October 29, 1997: The Deputy Prime Minister of Iraq, Mr. Tariq Aziz, sends a letter to the President of the Security Council, informing the Council of policy decisions taken by the Government of Iraq. The letter includes a decision not to deal with personnel of United States nationality working for UNSCOM, a demand that all personnel of United States nationality working with UNSCOM leave Iraq by a given deadline, and a request that UNSCOM withdraw its "cover" for the "spy plane" U-2, provided by the United States. The President of the UN Security Council issues a statement condemning Iraq's decision and terming it "unacceptable". The statement also demands that Iraq cooperate fully, without restrictions or conditions with UNSCOM, and warns of the serious consequences of Iraq's failure to comply immediately and fully with its obligations under relevant resolutions (S/PRST/1997/49).
November 12, 1997: Security Council resolution 1137 condemns the continued violation by Iraq of its obligations, including its unacceptable decision to seek to impose conditions on cooperation with UNSCOM. It also imposes a travel restriction on Iraqi officials who are responsible for or participated in the instances of non-compliance.
November 13, 1997: Iraq requires the personnel of United States nationality working for UNSCOM to leave Iraq immediately. The Executive Chairman decides the majority of the UNSCOM personnel should withdraw temporarily from Iraq. A skeleton staff remains in Baghdad to maintain UNSCOM's premises and equipment. The President of the Security Council issues a statement in which the Council condemns the unacceptable decision of Iraq in expelling personnel of UNSCOM of a specified nationality, demands Iraq to rescind its decisions of 29 October 1997 and demands that Iraq cooperate fully with UNSCOM (S/PRST/1997/51).
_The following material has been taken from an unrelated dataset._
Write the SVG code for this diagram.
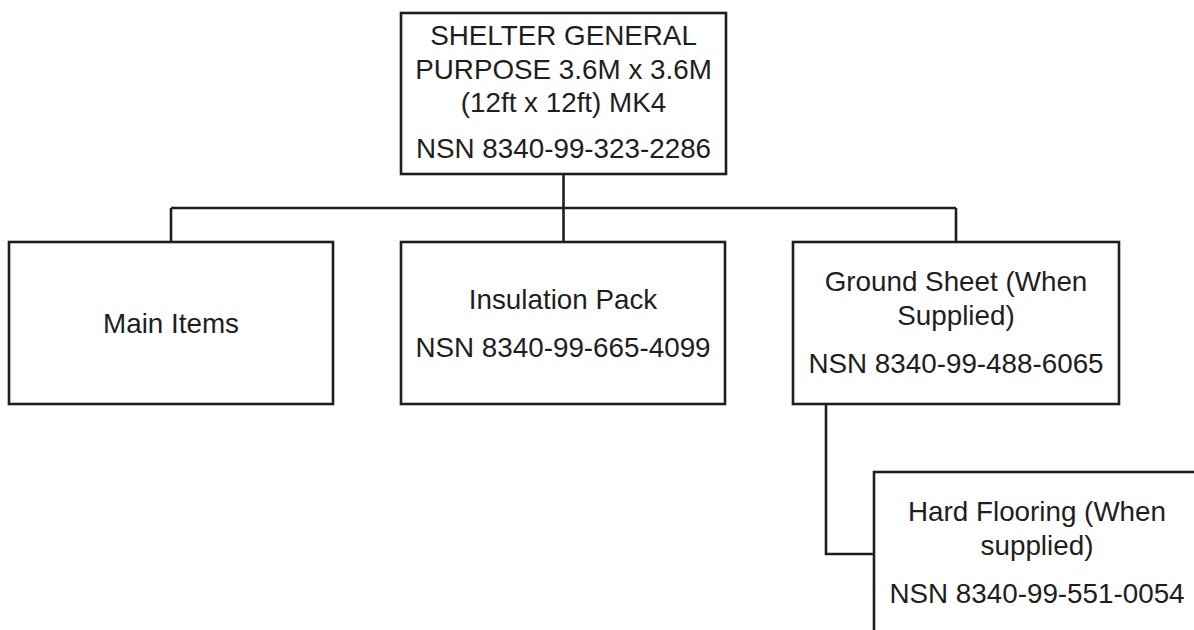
<svg xmlns="http://www.w3.org/2000/svg" width="1194" height="630" viewBox="0 0 1194 630">
<style>
.box{fill:#fff;stroke:#1e1e1e;stroke-width:2.6}
.con{fill:none;stroke:#1e1e1e;stroke-width:2.6}
text{font-family:"Liberation Sans","Open Sans",sans-serif;font-size:27.8px;fill:#1e1e1e;text-anchor:middle}
</style>
<rect width="1194" height="630" fill="#fff"/>
<g id="connectors">
<path class="con" d="M563.5 174V208M171 208H956M171 208V242M563.5 208V242M956 208V242"/>
<path class="con" d="M826 404V554H874"/>
</g>
<g id="node-shelter">
<rect class="box" x="401" y="13" width="325" height="161"/>
<text x="563.5" y="45">SHELTER GENERAL</text>
<text x="563.5" y="79">PURPOSE 3.6M x 3.6M</text>
<text x="563.5" y="112">(12ft x 12ft) MK4</text>
<text x="563.5" y="158">NSN 8340-99-323-2286</text>
</g>
<g id="node-main">
<rect class="box" x="9" y="242" width="324" height="162"/>
<text x="171" y="333">Main Items</text>
</g>
<g id="node-insulation">
<rect class="box" x="401" y="242" width="324" height="162"/>
<text x="563" y="309">Insulation Pack</text>
<text x="563" y="357">NSN 8340-99-665-4099</text>
</g>
<g id="node-groundsheet">
<rect class="box" x="793" y="242" width="326" height="162"/>
<text x="956" y="291">Ground Sheet (When</text>
<text x="956" y="325">Supplied)</text>
<text x="956" y="373">NSN 8340-99-488-6065</text>
</g>
<g id="node-hardflooring">
<rect class="box" x="874" y="472" width="326" height="170"/>
<text x="1037" y="521">Hard Flooring (When</text>
<text x="1037" y="555">supplied)</text>
<text x="1037" y="603">NSN 8340-99-551-0054</text>
</g>
</svg>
November 20, 1997: Following intensive diplomatic activity an agreement is reached between Iraq and the Russian Federation whereby Iraq accepts the return of the Commission (UNSCOM) with its full complement of staff to resume its work in Iraq. The Commission’s personnel, who had been temporarily withdrawn to Bahrain, return to Iraq on 21 November and resume their inspection activities the following day.
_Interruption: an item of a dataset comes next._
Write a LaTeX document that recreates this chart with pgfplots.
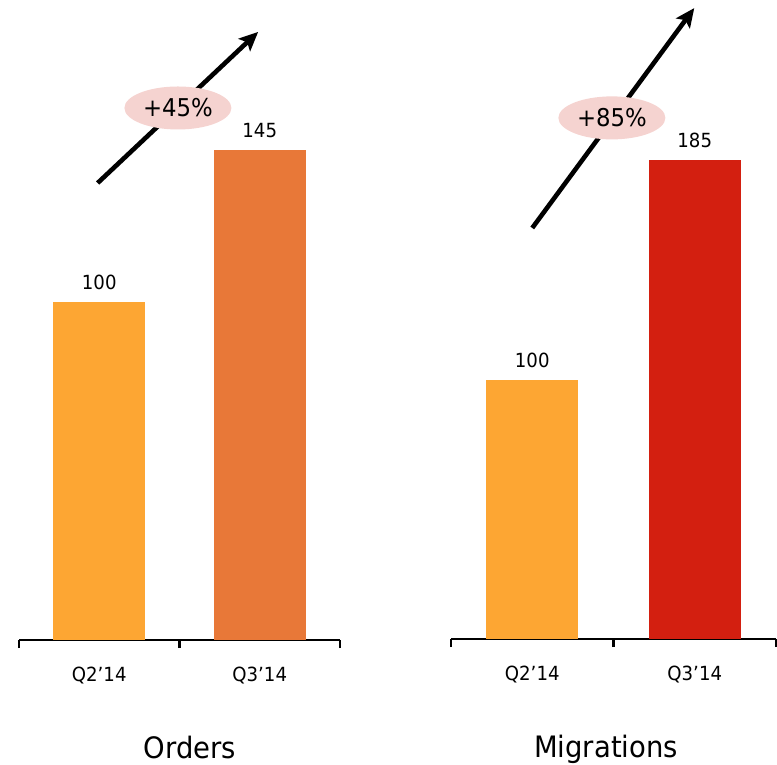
\documentclass[border=0pt]{standalone}
\usepackage{pgfplots}
\pgfplotsset{compat=1.18}
\usepackage{fontspec}
\setmainfont{DejaVu Sans}[FakeStretch=0.93]
\usetikzlibrary{arrows.meta,shapes.geometric}

\definecolor{qtwo}{HTML}{FDA633}
\definecolor{ordersq3}{HTML}{E87838}
\definecolor{migq3}{HTML}{D31F10}
\definecolor{bubble}{HTML}{F5D3D0}

\newcommand{\lblfont}{\fontsize{19.5}{23}\selectfont}
\newcommand{\pctfont}{\fontsize{24.5}{29}\selectfont}
\newcommand{\ttlfont}{\fontsize{29.5}{35}\selectfont}

\tikzset{
  growtharrow/.style={line width=4.6pt,
    -{Stealth[length=19pt,width=17pt,inset=4pt]}},
  growthbubble/.style={ellipse, fill=bubble, minimum width=107pt,
    minimum height=43pt, inner sep=0pt, font=\pctfont},
}

\pgfplotsset{
  growthpanel/.style={
    xmin=-0.5, xmax=1.5, ymin=0,
    clip=false,
    axis x line*=bottom, axis y line=none,
    axis line style={line width=2.2pt, black},
    every outer x axis line/.append style={line width=2.2pt, black},
    ybar, bar shift=0pt, bar width=92pt,
    xtick={0,1}, xticklabels={Q2’14,Q3’14},
    major tick length=0pt, tick align=outside,
    major tick style={line width=2.2pt, black},
    xticklabel style={font=\lblfont, anchor=base, yshift=-41pt},
    extra x ticks={-0.5,0.5,1.5},
    extra x tick labels={,,},
    extra x tick style={major tick length=8pt,
      major tick style={line width=2.2pt, black}},
    nodes near coords={\pgfmathprintnumber[assume math mode=true]{\pgfplotspointmeta}},
    every node near coord/.style={font=\lblfont, anchor=south,
      inner sep=0pt, yshift=12pt, black},
    xlabel style={font=\ttlfont, anchor=base},
  },
}

\begin{document}
\begin{tikzpicture}
\path[use as bounding box] (0,0) rectangle (777pt,764pt);

% Orders
\begin{axis}[growthpanel,
  x=160.5pt, y=3.38pt, ymax=190,
  at={(19pt,124pt)}, anchor=south west,
  xlabel={Orders},
  xlabel style={at={(axis description cs:0.533,0)}, yshift=-118pt},
]
\addplot[fill=qtwo, draw=none] coordinates {(0,100)};
\addplot[fill=ordersq3, draw=none] coordinates {(1,145)};
\draw[growtharrow] (axis cs:-0.01,135.2) -- (axis cs:0.99,179.9);
\node[growthbubble] at (axis cs:0.49,157.4) {+45\%};
\end{axis}

% Migrations
\begin{axis}[growthpanel,
  x=162.5pt, y=2.59pt, ymax=250,
  at={(451pt,125pt)}, anchor=south west,
  xlabel={Migrations},
  xlabel style={at={(axis description cs:0.477,0)}, yshift=-118pt},
]
\addplot[fill=qtwo, draw=none] coordinates {(0,100)};
\addplot[fill=migq3, draw=none] coordinates {(1,185)};
\draw[growtharrow] (axis cs:0,158.7) -- (axis cs:0.997,243.6);
\node[growthbubble] at (axis cs:0.49,201.2) {+85\%};
\end{axis}
\end{tikzpicture}
\end{document}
November 21, 1997: An Emergency Session of the Special Commission is held in New York in order to discuss and advise on ways to make the work more effective. The report of the Emergency Session is submitted to the Security Council (S/1997/922).
December 3, 1997: Statement by the President of the Security Council in which the Council endorses the conclusions and recommendations of the Emergency Session of the Commission. The Council also stresses that the effectiveness and speed with which UNSCOM might accomplish its responsibilities was determined by the degree to which Iraq cooperated in disclosing the full extent and disposition of its proscribed programs, and in granting UNSCOM unimpeded to all sites, records and individuals. The Council further welcomes the progress achieved by UNSCOM and the IAEA in the various disarmament areas (S/PRST/1997/54).
December 17, 1997: The Executive Chairman returns to New York from Iraq and reports, inter alia, to the Council that Iraq would not permit UNSCOM inspectors into a category of sites (Presidential and Sovereign) hitherto not identified to the Council or the Commission as being off-limits to inspection (S/1997/987).
December 22, 1997: The President of the Security Council issues a statement in which members of the Council call upon the Government of Iraq to cooperate fully with UNSCOM and stress that failure by Iraq to provide immediate, unconditional and unrestricted access to any site is unacceptable (S/PRST/1997/56).